Center For Changing Lives has partnered with Logan Square Neighborhood Association, Lucha and, Spanish Coalition For Housing to create the Here To Stay Community Land Trust

Center for Changing Lives is a founding member of the Here to Stay Community Land Trust in Hermosa and West Logan Square. We buy properties and sell the buildings on those properties to moderate-income buyers from the community at a discounted rate, ensuring long-term affordability and extending the benefits of homeownership to a community to which they would otherwise be inaccessible.

Our vision is to interrupt the patterns of displacement and gentrification in black and brown communities by providing a mechanism for the community to own land and compete with cash buyers to create affordable homeownership for legacy families.

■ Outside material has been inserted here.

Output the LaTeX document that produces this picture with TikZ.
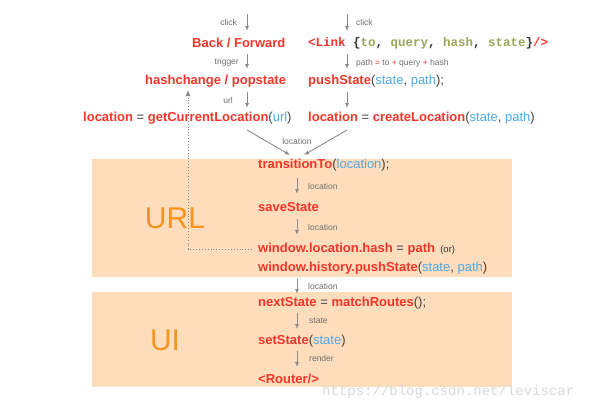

Against the backdrop of rapid displacement and gentrification of our legacy families in 2018 LSNA led a community planning process for West Logan Square and Hermosa, funded and supported by LISC-Chicago. The affordable housing committee identified policies, programs, and organizing campaigns that would together form a robust response to the gentrification of the community. The plan, published in October of 2018 was called Here to Stay and one of the signature projects of the plan was the development of a Community Land Trust of the same name. Members of the committee included staff and leaders from all four founding organizations and after extensive research and organizing, they determined the best way to establish the community land trust was to develop a separate 501c3 non-profit organization that was incorporated in September 2019. Here to Stay’s first acquisition for its portfolio happened in fall 2021.

By closing the affordability gap, Here to Stay presents a permanent solution that allows low- to moderate-income legacy families to remain in the community they’ve called home for decades by providing affordable homeownership and naturally occurring affordable rental opportunities (from the rental of the units in two and three flats).